--- SUPPLIED RECORDS ---

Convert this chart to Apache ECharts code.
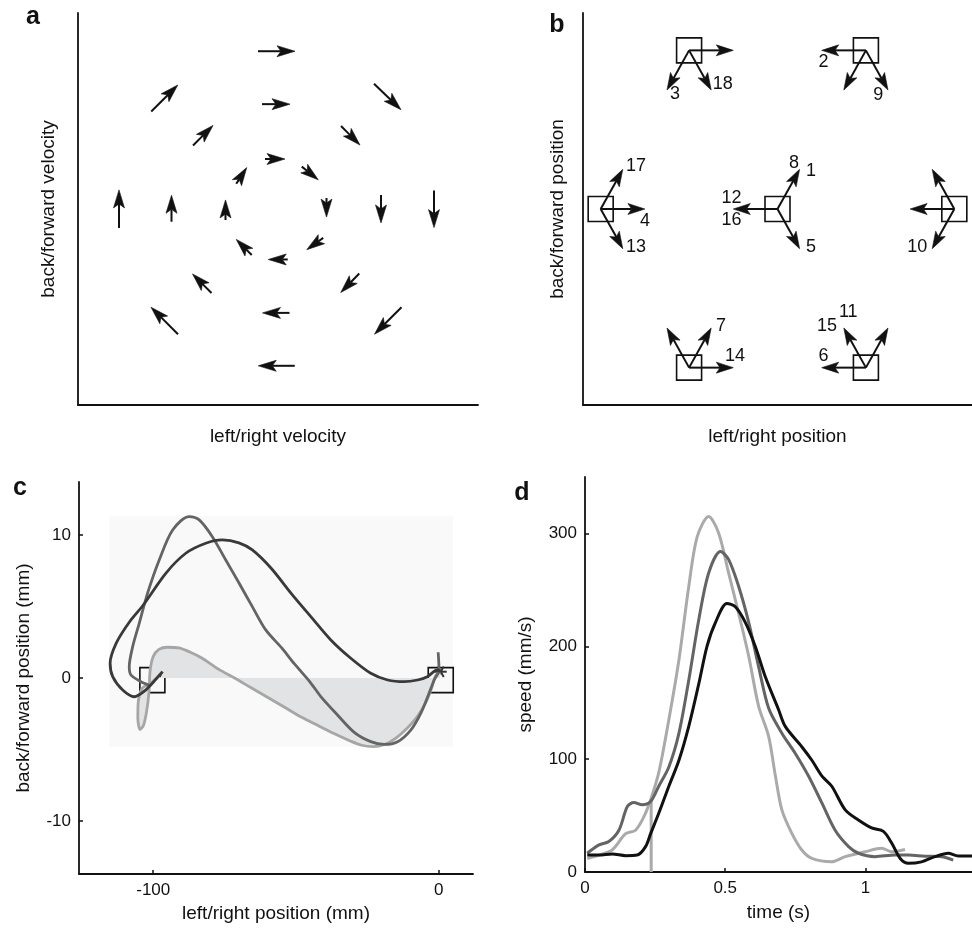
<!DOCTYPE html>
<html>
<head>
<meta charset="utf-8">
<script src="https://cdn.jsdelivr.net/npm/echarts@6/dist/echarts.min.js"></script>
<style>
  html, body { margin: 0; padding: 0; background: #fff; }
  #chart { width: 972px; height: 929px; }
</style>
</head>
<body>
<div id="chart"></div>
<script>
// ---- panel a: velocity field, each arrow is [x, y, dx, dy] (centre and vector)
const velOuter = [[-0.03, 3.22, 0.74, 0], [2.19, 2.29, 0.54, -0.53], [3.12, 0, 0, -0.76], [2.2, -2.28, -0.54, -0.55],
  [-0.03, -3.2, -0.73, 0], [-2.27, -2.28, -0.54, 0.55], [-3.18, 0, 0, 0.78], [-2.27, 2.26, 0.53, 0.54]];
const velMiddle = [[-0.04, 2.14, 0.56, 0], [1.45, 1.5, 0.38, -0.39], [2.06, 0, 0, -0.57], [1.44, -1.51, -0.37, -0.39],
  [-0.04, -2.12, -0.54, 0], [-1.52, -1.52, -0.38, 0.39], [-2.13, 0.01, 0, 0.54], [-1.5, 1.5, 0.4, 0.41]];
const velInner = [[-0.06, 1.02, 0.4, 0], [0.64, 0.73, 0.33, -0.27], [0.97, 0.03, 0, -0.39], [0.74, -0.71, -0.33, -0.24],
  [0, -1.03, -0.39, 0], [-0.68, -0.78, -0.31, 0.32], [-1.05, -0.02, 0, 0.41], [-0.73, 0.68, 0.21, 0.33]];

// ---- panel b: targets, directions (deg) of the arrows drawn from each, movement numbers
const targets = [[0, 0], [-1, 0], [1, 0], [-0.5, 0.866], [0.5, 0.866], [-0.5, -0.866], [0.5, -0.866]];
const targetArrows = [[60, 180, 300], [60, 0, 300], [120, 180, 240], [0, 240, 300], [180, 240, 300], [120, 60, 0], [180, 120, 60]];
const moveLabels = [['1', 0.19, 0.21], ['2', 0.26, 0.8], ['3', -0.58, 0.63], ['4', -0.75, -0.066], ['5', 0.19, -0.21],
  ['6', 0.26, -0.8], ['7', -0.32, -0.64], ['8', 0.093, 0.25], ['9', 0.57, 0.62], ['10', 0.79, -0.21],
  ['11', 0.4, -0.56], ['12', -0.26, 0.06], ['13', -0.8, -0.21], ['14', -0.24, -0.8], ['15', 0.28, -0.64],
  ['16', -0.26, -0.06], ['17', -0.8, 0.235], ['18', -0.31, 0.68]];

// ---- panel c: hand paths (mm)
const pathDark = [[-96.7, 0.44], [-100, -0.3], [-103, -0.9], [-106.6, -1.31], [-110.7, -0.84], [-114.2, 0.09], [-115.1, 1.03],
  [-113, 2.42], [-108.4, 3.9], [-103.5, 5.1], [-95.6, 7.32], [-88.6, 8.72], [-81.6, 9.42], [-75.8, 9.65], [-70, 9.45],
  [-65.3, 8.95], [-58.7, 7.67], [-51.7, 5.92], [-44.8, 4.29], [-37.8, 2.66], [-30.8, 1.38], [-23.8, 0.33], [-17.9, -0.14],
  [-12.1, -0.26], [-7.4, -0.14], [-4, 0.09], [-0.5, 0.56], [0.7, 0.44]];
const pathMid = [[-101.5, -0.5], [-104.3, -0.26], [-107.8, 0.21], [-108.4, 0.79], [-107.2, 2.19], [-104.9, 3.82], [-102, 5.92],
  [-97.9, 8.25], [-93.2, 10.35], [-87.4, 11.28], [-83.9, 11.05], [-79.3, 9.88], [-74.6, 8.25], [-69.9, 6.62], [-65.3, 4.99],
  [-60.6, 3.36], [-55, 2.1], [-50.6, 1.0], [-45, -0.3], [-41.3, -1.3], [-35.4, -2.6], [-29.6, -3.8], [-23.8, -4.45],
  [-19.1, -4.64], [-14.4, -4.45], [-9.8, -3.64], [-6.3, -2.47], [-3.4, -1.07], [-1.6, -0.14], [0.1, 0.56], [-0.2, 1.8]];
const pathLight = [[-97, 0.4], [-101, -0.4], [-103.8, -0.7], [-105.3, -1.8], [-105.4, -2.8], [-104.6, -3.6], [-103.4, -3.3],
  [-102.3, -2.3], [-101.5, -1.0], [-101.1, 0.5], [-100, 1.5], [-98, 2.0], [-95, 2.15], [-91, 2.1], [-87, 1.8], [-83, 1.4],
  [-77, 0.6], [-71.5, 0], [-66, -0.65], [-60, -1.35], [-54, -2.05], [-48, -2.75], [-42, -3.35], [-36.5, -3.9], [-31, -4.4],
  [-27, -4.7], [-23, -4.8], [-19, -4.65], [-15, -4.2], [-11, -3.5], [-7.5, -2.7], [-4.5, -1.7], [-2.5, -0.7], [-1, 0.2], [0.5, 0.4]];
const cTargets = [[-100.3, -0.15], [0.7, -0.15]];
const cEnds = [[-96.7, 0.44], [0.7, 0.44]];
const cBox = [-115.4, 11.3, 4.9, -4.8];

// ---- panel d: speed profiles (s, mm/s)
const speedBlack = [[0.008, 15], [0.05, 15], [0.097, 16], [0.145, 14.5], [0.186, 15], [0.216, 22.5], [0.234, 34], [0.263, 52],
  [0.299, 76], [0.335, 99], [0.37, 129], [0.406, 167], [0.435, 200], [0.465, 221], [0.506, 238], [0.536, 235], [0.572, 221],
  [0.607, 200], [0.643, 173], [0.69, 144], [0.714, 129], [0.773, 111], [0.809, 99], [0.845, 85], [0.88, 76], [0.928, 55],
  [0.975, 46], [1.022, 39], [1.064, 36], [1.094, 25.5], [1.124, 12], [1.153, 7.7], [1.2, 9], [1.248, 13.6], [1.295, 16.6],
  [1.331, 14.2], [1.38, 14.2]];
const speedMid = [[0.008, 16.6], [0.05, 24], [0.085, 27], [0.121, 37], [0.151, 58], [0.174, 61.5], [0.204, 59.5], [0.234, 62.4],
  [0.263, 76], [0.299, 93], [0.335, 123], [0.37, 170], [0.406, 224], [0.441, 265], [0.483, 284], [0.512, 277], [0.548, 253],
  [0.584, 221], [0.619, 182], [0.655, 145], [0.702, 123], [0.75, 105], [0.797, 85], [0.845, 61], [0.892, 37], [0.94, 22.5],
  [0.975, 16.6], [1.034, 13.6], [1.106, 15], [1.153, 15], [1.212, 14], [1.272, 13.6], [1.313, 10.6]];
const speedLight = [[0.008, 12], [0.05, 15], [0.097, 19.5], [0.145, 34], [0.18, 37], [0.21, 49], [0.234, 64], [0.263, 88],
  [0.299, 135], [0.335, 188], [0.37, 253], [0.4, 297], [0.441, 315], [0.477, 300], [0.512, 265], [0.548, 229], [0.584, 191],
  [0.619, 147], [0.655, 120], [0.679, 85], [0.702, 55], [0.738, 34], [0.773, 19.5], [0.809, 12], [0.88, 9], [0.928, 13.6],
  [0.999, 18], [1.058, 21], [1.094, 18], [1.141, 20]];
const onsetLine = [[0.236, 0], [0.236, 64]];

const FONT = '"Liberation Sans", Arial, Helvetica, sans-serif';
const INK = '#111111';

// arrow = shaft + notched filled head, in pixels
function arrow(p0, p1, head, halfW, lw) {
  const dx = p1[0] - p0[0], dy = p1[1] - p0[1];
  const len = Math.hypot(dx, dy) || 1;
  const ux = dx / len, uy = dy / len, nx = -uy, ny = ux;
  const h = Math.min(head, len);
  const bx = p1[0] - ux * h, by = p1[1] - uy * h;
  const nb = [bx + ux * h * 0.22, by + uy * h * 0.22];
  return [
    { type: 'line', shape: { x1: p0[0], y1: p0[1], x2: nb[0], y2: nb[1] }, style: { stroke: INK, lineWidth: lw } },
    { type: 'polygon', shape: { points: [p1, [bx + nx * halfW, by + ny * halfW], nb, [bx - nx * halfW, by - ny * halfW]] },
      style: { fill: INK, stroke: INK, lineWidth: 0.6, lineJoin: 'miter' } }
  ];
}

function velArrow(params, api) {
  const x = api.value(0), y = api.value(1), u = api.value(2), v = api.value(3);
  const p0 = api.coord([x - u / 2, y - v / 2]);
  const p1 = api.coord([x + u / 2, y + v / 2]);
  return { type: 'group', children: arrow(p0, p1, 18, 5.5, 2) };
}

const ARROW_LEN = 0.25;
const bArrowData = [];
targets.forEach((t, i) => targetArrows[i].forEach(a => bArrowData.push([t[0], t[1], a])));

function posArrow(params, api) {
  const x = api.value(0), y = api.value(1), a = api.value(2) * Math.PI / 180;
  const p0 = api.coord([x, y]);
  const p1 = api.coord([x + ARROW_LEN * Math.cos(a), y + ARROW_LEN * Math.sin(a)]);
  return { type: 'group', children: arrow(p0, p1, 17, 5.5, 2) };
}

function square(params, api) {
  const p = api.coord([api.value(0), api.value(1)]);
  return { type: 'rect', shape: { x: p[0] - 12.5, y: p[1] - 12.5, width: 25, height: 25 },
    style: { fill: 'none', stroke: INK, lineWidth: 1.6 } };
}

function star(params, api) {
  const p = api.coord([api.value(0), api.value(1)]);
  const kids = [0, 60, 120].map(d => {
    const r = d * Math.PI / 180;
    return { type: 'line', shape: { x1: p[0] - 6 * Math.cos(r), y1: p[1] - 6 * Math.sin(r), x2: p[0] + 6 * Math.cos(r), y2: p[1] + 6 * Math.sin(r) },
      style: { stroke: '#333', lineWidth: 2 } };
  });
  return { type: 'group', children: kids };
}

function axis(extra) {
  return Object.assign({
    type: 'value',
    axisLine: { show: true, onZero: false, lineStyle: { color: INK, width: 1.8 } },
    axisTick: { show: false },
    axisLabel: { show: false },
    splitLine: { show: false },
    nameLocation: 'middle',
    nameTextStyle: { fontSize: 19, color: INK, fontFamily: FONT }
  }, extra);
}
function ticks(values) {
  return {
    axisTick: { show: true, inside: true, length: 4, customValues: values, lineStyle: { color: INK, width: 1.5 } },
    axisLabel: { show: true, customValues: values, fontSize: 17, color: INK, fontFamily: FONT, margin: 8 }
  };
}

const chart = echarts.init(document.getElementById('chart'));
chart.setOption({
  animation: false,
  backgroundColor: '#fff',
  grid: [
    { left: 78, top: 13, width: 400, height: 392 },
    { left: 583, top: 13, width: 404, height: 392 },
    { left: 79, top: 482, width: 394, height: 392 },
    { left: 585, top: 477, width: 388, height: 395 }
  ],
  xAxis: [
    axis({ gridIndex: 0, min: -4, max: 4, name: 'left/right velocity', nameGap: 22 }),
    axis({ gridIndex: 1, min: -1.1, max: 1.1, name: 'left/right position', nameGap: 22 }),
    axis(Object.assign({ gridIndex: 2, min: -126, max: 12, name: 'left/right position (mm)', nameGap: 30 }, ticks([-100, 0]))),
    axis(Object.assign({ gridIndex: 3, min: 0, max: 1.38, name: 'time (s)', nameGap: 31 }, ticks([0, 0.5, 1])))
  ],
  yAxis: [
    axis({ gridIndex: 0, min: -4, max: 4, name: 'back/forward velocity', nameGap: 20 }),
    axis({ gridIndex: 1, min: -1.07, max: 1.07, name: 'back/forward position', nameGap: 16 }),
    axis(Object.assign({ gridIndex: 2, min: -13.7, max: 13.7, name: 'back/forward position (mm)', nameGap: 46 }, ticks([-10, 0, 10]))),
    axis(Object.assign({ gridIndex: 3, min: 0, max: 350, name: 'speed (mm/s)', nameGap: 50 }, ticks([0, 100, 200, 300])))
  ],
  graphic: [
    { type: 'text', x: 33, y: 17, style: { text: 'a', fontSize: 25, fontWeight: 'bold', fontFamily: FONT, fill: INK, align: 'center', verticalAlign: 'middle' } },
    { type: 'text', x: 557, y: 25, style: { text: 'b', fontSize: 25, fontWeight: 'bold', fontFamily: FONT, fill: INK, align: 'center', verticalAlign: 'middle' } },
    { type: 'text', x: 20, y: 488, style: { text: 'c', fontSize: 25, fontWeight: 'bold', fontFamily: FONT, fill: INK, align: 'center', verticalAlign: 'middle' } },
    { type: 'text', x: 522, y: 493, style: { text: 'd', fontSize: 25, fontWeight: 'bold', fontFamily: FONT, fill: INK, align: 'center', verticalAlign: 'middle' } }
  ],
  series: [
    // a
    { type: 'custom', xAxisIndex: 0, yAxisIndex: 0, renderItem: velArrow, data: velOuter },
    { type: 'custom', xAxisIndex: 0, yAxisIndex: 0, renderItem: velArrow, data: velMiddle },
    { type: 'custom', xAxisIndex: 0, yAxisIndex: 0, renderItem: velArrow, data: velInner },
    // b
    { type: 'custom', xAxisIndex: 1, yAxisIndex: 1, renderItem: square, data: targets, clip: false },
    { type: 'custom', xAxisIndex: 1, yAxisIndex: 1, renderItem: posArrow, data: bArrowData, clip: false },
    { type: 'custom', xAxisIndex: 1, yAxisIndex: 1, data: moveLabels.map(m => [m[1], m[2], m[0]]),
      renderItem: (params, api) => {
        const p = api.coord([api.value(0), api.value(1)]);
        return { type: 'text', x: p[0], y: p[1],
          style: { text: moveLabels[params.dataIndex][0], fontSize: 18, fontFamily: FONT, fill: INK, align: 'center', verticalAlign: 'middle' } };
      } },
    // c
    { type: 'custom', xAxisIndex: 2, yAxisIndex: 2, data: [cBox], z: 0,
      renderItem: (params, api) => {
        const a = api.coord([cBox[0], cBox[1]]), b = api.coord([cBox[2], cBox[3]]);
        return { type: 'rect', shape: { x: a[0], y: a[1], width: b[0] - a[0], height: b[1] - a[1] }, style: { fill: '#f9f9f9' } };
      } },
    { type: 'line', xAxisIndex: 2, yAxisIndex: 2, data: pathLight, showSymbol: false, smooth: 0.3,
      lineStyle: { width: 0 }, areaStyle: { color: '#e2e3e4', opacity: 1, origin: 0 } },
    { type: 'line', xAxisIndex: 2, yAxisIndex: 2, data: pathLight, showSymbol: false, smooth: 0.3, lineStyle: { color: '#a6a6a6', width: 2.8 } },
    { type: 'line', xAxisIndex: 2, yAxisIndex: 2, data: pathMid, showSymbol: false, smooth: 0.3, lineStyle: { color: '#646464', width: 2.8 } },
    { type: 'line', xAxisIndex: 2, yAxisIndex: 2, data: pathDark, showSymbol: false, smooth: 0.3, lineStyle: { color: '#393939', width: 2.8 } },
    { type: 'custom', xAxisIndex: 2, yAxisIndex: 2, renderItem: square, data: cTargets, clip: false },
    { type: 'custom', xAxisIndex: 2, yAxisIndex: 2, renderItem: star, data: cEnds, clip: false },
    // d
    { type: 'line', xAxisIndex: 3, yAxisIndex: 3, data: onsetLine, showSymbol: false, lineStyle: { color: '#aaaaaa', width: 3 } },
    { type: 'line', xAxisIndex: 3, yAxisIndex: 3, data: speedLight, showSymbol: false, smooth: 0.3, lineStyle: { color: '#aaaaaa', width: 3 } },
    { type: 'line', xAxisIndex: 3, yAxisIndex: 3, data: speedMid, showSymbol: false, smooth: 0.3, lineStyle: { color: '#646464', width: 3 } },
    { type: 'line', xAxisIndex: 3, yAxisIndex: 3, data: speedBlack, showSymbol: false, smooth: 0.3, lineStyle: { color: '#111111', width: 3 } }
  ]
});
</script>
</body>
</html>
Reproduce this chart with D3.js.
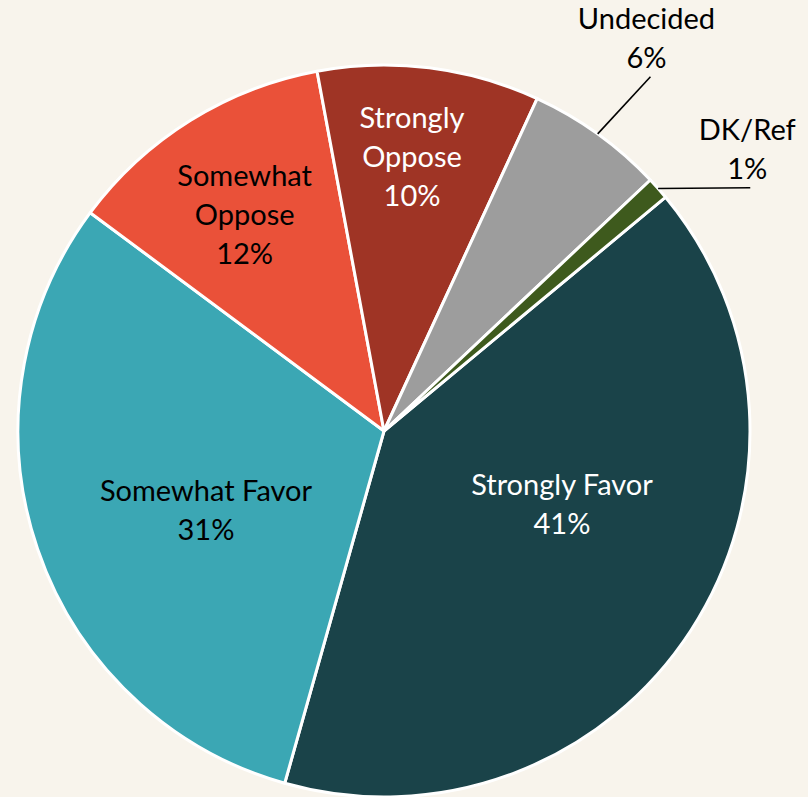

---

SHORT EXERCISE: Search the listing for the string "this". Copy each line where it turns up.

FINAL ANSWER:
Convert this chart to Apache ECharts code.
Reproduce this chart with D3.js.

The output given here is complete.